The Republican Liberty Caucus (RLC), which was founded in 1991, has long promoted libertarian ideals within the GOP. In both 2008 and 2012, the group endorsed Ron Paul for president and has supported liberty Republicans such as Congressmen Justin Amash (R-Mich.) and Thomas Massie (R-Ky.).
The RLC endorsed Ted Cruz for U.S. Senate in 2012, just as they had Rand Paul in 2010. Both Ron and Rand Paul endorsed and campaigned for Cruz in 2010.
Now that both Paul and Cruz are running for president, some RLC members are split between the two candidates.

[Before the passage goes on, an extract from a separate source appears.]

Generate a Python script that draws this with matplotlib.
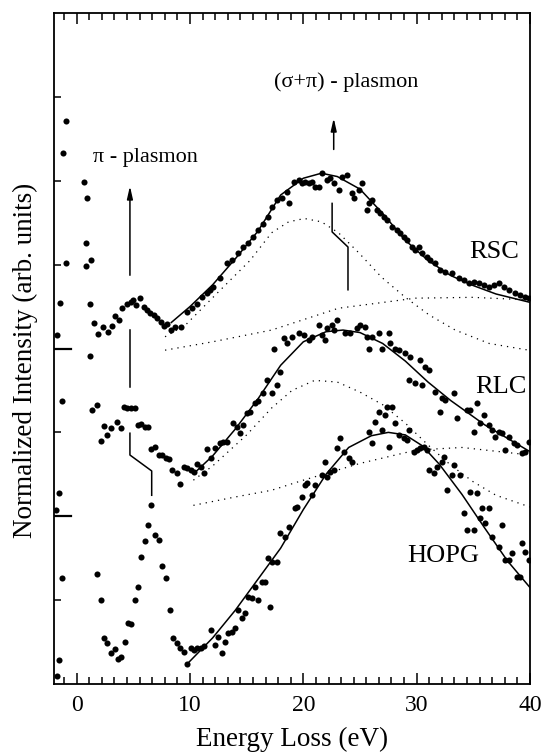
import numpy as np
import matplotlib.pyplot as plt

plt.rcParams['font.family'] = ['Liberation Serif', 'DejaVu Serif']

# ---- RSC (top spectrum) ----
rsc_E = [-0.97, -1.18, 0.64, 0.79, 0.94, 1.2, 1.29, -1.47, -1.77,
         1.5, 1.9, 2.3, 2.8, 3.1, 3.4, 3.7, 4.0, 4.4, 4.8, 5.0, 5.2, 5.6, 5.9, 6.2,
         6.5, 6.8, 7.1, 7.4, 7.7, 8.0, 8.3, 8.7, 9.2, 9.71, 10.15, 10.59, 11.03,
         11.47, 11.77, 12.03, 12.65, 13.24, 13.68, 14.24, 14.68, 15.12, 15.56, 16.0,
         16.44, 16.89, 17.24, 17.68, 18.12, 18.56, 18.71, 19.15, 19.59, 19.89, 20.15,
         20.48, 20.77, 21.03, 21.36, 21.65, 22.09, 22.36, 22.68, 23.12, 23.42, 23.86,
         24.3, 24.45, 24.89, 25.18, 25.62, 25.77, 26.06, 26.5, 26.77, 27.1, 27.39,
         27.83, 28.27, 28.54, 28.86, 29.15, 29.6, 29.86, 30.19, 30.48, 30.92, 31.18,
         31.62, 32.06, 32.5, 33.12, 33.72, 34.16, 34.6, 35.04, 35.48, 35.92, 36.36,
         36.8, 37.25, 37.69, 38.13, 38.71, 39.13, 39.57, 39.89]
rsc_I = [6.71, 6.33, 5.98, 5.26, 5.80, 4.53, 5.05, 4.54, 4.16,
         4.30, 4.17, 4.26, 4.20, 4.27, 4.39, 4.34, 4.48, 4.53, 4.55, 4.58, 4.52, 4.60, 4.49, 4.46,
         4.42, 4.40, 4.36, 4.31, 4.27, 4.29, 4.22, 4.26, 4.26, 4.43, 4.48, 4.53, 4.61,
         4.66, 4.70, 4.73, 4.84, 5.02, 5.05, 5.14, 5.21, 5.26, 5.33, 5.41,
         5.49, 5.57, 5.69, 5.77, 5.80, 5.86, 5.74, 5.98, 6.01, 5.97, 5.98,
         5.97, 5.98, 5.92, 5.92, 6.09, 6.01, 6.03, 5.97, 5.89, 6.04, 6.07,
         5.85, 5.80, 5.89, 5.97, 5.65, 5.73, 5.77, 5.65, 5.61, 5.57, 5.53,
         5.45, 5.41, 5.38, 5.33, 5.29, 5.21, 5.17, 5.21, 5.14, 5.09, 5.05,
         5.02, 4.93, 4.91, 4.90, 4.84, 4.82, 4.78, 4.79, 4.78, 4.76, 4.73,
         4.76, 4.78, 4.73, 4.70, 4.66, 4.64, 4.61, 4.60]
rsc_fit_E = [8.35, 10, 12, 14, 16, 18, 20, 21.6, 23, 25, 27, 29, 31, 33, 35, 37, 40]
rsc_fit_I = [4.31, 4.50, 4.76, 5.07, 5.40, 5.83, 6.03, 6.09, 6.05, 5.90, 5.61, 5.29, 5.05, 4.87, 4.75, 4.65, 4.55]
rsc_peak_E = [7.8, 9.6, 12.4, 15.3, 17.2, 18.7, 20.1, 21.6, 23.1, 24.9, 26.9, 29.0, 31.1, 33.4, 36.4, 39.9]
rsc_peak_I = [4.14, 4.28, 4.66, 5.05, 5.38, 5.51, 5.55, 5.51, 5.38, 5.14, 4.85, 4.61, 4.40, 4.22, 4.06, 3.98]
rsc_bg_E = [7.8, 12, 17.2, 23.1, 29.9, 34.9, 39.9]
rsc_bg_I = [3.98, 4.08, 4.22, 4.48, 4.60, 4.61, 4.58]

# ---- RLC (middle spectrum) ----
rlc_E = [-0.97, -1.27, -1.56, -1.85, 0.79, 1.2,
         1.38, 1.77, 2.12, 2.41, 2.7, 3.0, 3.58, 3.88, 4.17, 4.47, 4.82, 5.12, 5.41,
         5.7, 6.0, 6.29, 6.58, 6.88, 7.26, 7.55, 7.86, 8.15, 8.44, 8.83, 9.12, 9.47,
         9.76, 10.06, 10.35, 10.64, 10.94, 11.24, 11.53, 11.83, 12.21, 12.65, 12.94,
         13.24, 13.82, 14.12, 14.41, 14.7, 15.0, 15.3, 15.74, 16.03, 16.47, 16.77,
         17.21, 17.39, 17.68, 17.94, 18.27, 18.56, 19.0, 19.59, 20.04, 20.48, 20.77,
         21.36, 21.65, 21.94, 22.09, 22.53, 22.68, 22.97, 23.71, 24.15, 24.74, 25.03,
         25.47, 25.62, 25.77, 26.06, 26.65, 26.95, 27.54, 27.68, 28.12, 28.42, 29.0,
         29.3, 29.44, 29.89, 30.33, 30.48, 30.77, 31.07, 31.65, 32.09, 32.24, 32.53,
         33.27, 33.56, 34.45, 34.74, 35.04, 35.33, 35.62, 35.92, 36.36, 36.66, 36.95,
         37.25, 37.54, 37.83, 38.13, 38.57, 38.86, 39.3, 39.59, 39.89]
rlc_I = [5.02, 3.37, 2.28, 2.07, 4.98, 3.91,
         3.27, 3.33, 2.90, 3.08, 2.97, 3.05, 3.12, 3.05, 3.30, 3.29, 3.29, 3.29, 3.09,
         3.10, 3.06, 3.06, 2.80, 2.82, 2.73, 2.73, 2.69, 2.68, 2.55, 2.51, 2.38, 2.59,
         2.57, 2.55, 2.53, 2.62, 2.59, 2.51, 2.80, 2.69, 2.81, 2.87, 2.88,
         2.88, 3.11, 3.06, 2.99, 3.09, 3.23, 3.24, 3.35, 3.38, 3.47, 3.62,
         3.47, 4.00, 3.56, 3.72, 4.12, 4.06, 4.14, 4.18, 4.16, 4.10, 4.14,
         4.28, 4.16, 4.10, 4.24, 4.28, 4.22, 4.34, 4.18, 4.18, 4.24, 4.28,
         4.26, 4.14, 4.00, 4.14, 4.18, 4.00, 4.18, 4.06, 4.00, 3.98, 3.95,
         3.62, 3.90, 3.59, 3.86, 3.56, 3.78, 3.74, 3.48, 3.24, 3.41, 3.39,
         3.47, 3.17, 3.27, 3.27, 3.00, 3.35, 3.11, 3.21, 3.09, 3.03, 2.94,
         3.00, 2.99, 2.79, 2.94, 2.87, 2.85, 2.75, 2.77, 2.88]
rlc_fit_E = [10.5, 12, 14, 16, 18, 20, 22, 23.5, 25, 27, 29, 31, 33, 36, 40]
rlc_fit_I = [2.53, 2.72, 3.04, 3.40, 3.80, 4.08, 4.20, 4.22, 4.19, 4.06, 3.85, 3.60, 3.38, 3.09, 2.77]
rlc_peak_E = [10.3, 12, 15, 17.2, 19, 21, 23, 25, 27, 29, 31, 33, 35, 37, 40]
rlc_peak_I = [2.43, 2.60, 2.97, 3.29, 3.50, 3.62, 3.60, 3.48, 3.33, 3.11, 2.85, 2.61, 2.41, 2.25, 2.11]
rlc_bg_E = [10.3, 14, 17.2, 20, 25, 30, 34, 40]
rlc_bg_I = [2.13, 2.23, 2.31, 2.43, 2.63, 2.79, 2.82, 2.73]

# ---- HOPG (bottom spectrum) ----
hopg_E = [-1.27, -1.56, -1.77,
          1.77, 2.12, 2.41, 2.7, 3.05, 3.35, 3.65, 3.94, 4.24, 4.53, 4.82, 5.12, 5.41,
          5.7, 6.0, 6.29, 6.58, 6.88, 7.26, 7.55, 7.91, 8.21, 8.5, 8.83, 9.12, 9.47,
          9.76, 10.06, 10.35, 10.64, 10.94, 11.24, 11.83, 12.21, 12.5, 12.8, 13.09,
          13.38, 13.68, 13.97, 14.26, 14.56, 14.85, 15.15, 15.45, 15.74, 16.03, 16.33,
          16.62, 16.91, 17.06, 17.24, 17.68, 17.97, 18.41, 18.71, 19.29, 19.44, 19.89,
          20.18, 20.33, 20.77, 21.06, 21.65, 21.94, 22.09, 22.38, 22.68, 22.97, 23.27,
          23.57, 24.0, 24.3, 25.77, 26.06, 26.36, 26.65, 26.95, 27.24, 27.39, 27.54,
          27.83, 28.12, 28.42, 28.86, 29.15, 29.3, 29.74, 30.04, 30.33, 30.63, 30.92,
          31.07, 31.51, 31.8, 32.24, 32.39, 32.68, 33.12, 33.27, 33.86, 34.16, 34.45,
          34.74, 35.04, 35.33, 35.62, 35.77, 36.06, 36.36, 36.66, 37.25, 37.54, 37.83,
          38.13, 38.42, 38.86, 39.13, 39.3, 39.59, 39.89]
hopg_I = [1.26, 0.29, 0.10,
          1.31, 1.00, 0.55, 0.49, 0.37, 0.42, 0.30, 0.32, 0.50, 0.73, 0.72, 1.00, 1.16,
          1.51, 1.70, 1.90, 2.13, 1.78, 1.72, 1.41, 1.26, 0.88, 0.55, 0.49, 0.43, 0.38,
          0.24, 0.43, 0.41, 0.43, 0.43, 0.45, 0.64, 0.46, 0.56, 0.37, 0.50,
          0.61, 0.62, 0.67, 0.88, 0.79, 0.85, 1.04, 1.03, 1.16, 1.00, 1.22,
          1.22, 1.50, 0.92, 1.45, 1.45, 1.80, 1.75, 1.87, 2.10, 2.11, 2.23,
          2.37, 2.40, 2.25, 2.37, 2.49, 2.65, 2.47, 2.53, 2.55, 2.81, 2.93,
          2.77, 2.69, 2.65, 3.00, 2.87, 3.12, 3.24, 3.03, 3.21, 3.30, 2.82,
          3.30, 3.11, 2.97, 2.93, 2.91, 3.03, 2.77, 2.79, 2.81, 2.82, 2.79,
          2.55, 2.51, 2.59, 2.65, 2.71, 2.31, 2.49, 2.61, 2.49, 2.04, 1.84,
          2.29, 1.84, 2.28, 1.98, 2.10, 1.92, 2.10, 1.75, 1.63, 1.90, 1.48,
          1.48, 1.56, 1.28, 1.28, 1.68, 1.57, 1.48]
hopg_fit_E = [9.76, 12, 14, 16, 18, 20, 22, 24, 26, 27.5, 29, 30.5, 32, 34, 36, 38, 40]
hopg_fit_I = [0.24, 0.55, 0.88, 1.25, 1.62, 2.08, 2.50, 2.82, 2.96, 3.00, 2.97, 2.84, 2.62, 2.26, 1.86, 1.47, 1.15]

labels = ['RSC', 'RLC', 'HOPG']

fig = plt.figure(figsize=(5.44, 7.53), dpi=100)
ax = fig.add_axes([54/544, 69/753, 476/544, 671/753])

dotted = (0, (1, 4))
for E, I in [(rsc_E, rsc_I), (rlc_E, rlc_I), (hopg_E, hopg_I)]:
    ax.plot(E, I, 'o', color='black', ms=4.4, mew=0)
for E, I in [(rsc_fit_E, rsc_fit_I), (rlc_fit_E, rlc_fit_I), (hopg_fit_E, hopg_fit_I)]:
    ax.plot(E, I, '-', color='black', lw=1.1)
for E, I in [(rsc_peak_E, rsc_peak_I), (rsc_bg_E, rsc_bg_I), (rlc_peak_E, rlc_peak_I), (rlc_bg_E, rlc_bg_I)]:
    ax.plot(E, I, color='black', lw=0.9, linestyle=dotted)

# labels of the spectra
ax.text(34.6, 5.08, labels[0], fontsize=19, va='baseline', ha='left')
ax.text(35.2, 3.47, labels[1], fontsize=19, va='baseline', ha='left')
ax.text(29.2, 1.45, labels[2], fontsize=19, va='baseline', ha='left')

# plasmon annotations
ax.text(1.45, 6.22, '\u03c0 - plasmon', fontsize=16, va='baseline', ha='left')
ax.text(17.4, 7.12, '(\u03c3+\u03c0) - plasmon', fontsize=16, va='baseline', ha='left')
ax.annotate('', xy=(4.70, 5.97), xytext=(4.70, 4.84),
            arrowprops=dict(arrowstyle='-|>,head_length=0.75,head_width=0.17', color='black', lw=1.1))
ax.annotate('', xy=(22.68, 6.78), xytext=(22.68, 6.34),
            arrowprops=dict(arrowstyle='-|>,head_length=0.75,head_width=0.17', color='black', lw=1.1))
ax.plot([4.70, 4.70], [4.22, 3.54], color='black', lw=1.1)
ax.plot([4.70, 4.70, 6.62, 6.62], [2.99, 2.73, 2.54, 2.25], color='black', lw=1.1)
ax.plot([22.54, 22.54, 23.94, 23.94], [5.73, 5.39, 5.21, 4.70], color='black', lw=1.1)

# offset markers on the left axis
for y0 in [2, 4]:
    ax.plot([0, 0.036], [y0, y0], color='black', lw=1.6, transform=ax.get_yaxis_transform())

ax.set_xlim(-2, 40)
ax.set_ylim(0, 8)
ax.set_xticks([0, 10, 20, 30, 40])
minor = [k * 10 / 9 for k in range(-1, 37) if k % 9 != 0]
ax.set_xticks(minor, minor=True)
ax.set_yticks(range(1, 8))
ax.set_yticklabels([])
ax.tick_params(axis='x', which='both', direction='in', top=True, bottom=True, labelsize=17, pad=8)
ax.tick_params(axis='x', which='major', length=8, width=1.1)
ax.tick_params(axis='x', which='minor', length=5, width=1.1)
ax.tick_params(axis='y', which='major', direction='in', left=True, right=False, length=5, width=1.1)
for s in ax.spines.values():
    s.set_linewidth(1.3)

ax.set_xlabel('Energy Loss (eV)', fontsize=19.5, labelpad=8)
ax.set_ylabel('Normalized Intensity (arb. units)', fontsize=19.5, labelpad=8)
ax.yaxis.set_label_coords(-0.034, 0.483)

plt.savefig('out.png', dpi=100)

In the group’s straw poll at their national convention in October, Paul edged out Cruz.
“The RLC membership is diverse and while most of us support Rand Paul, Ted Cruz has his supporters too,” said RLC Vice Chair Dave Nalle. “For most of us, Cruz would be an acceptable second choice if Paul were to drop out,” he added.
One RLC national board member however, says that although he sees the two candidates as equally acceptable, he holds a different view of what it takes to win.
Steve Hoffman, who made news recently for an apparent defection from Paul’s camp to Cruz’s, describes himself as a longtime Ron Paul supporter who simply thinks Cruz’s campaign is more effective.
“In today’s political environment, it’s extremely important that a liberty movement candidate be the Republican nominee for president,” said Hoffman, explaining that both Paul and Cruz fit that bill. Bu Hoffman believes Cruz is likelier to win, especially in his home state of South Carolina.
Doug Stafford, a senior advisor to Rand Paul’s presidential campaign, disputed the claim that Cruz has a better shot, saying, “we are organized heavily in all of the early states.” Stafford also made it clear that he does not believe there are two liberty candidates in the race, explaining his view that Rand Paul has the overwhelming support of those who are truly concerned with liberty.
“Rand Paul was candidate who led the fight to expire the Patriot Act while Ted Cruz voted to renew it,” said Stafford. “Rand Paul fought to end unconstitutional ban on bulk collection, while Ted Cruz bragged about increasing the amount of spying we do on stage in the last debate,” he added.
Hoffman, though he is currently working as a paid canvasser for Keep the Promise, a Cruz supporting political action committee, insists that he hasn’t formally endorsed Cruz.
“I’m in no position to endorse anybody,” said Hoffman, noting that he doesn’t want people to confuse his official capacity on the RLC’s board with his choice to work for a Cruz PAC.
“It would be inappropriate for me to come out and say I endorse so-and-so,” explained Hoffman. “The RLC goes through a well-established, documented process before we endorse anybody.” Presently, RLC board members are walking through that process and are expected to make their formal presidential endorsement this month, prior to the February 1st Iowa caucus.
As RLC members discuss their endorsement, it’s Nalle’s view that both Paul and Cruz are much better on core liberty issues such as adherence to the Constitution and government accountability when compared to all other candidates in the Republican field.
“I see Paul as the gold standard and Cruz as silver, but the rest are zinc or tin,” said Nalle.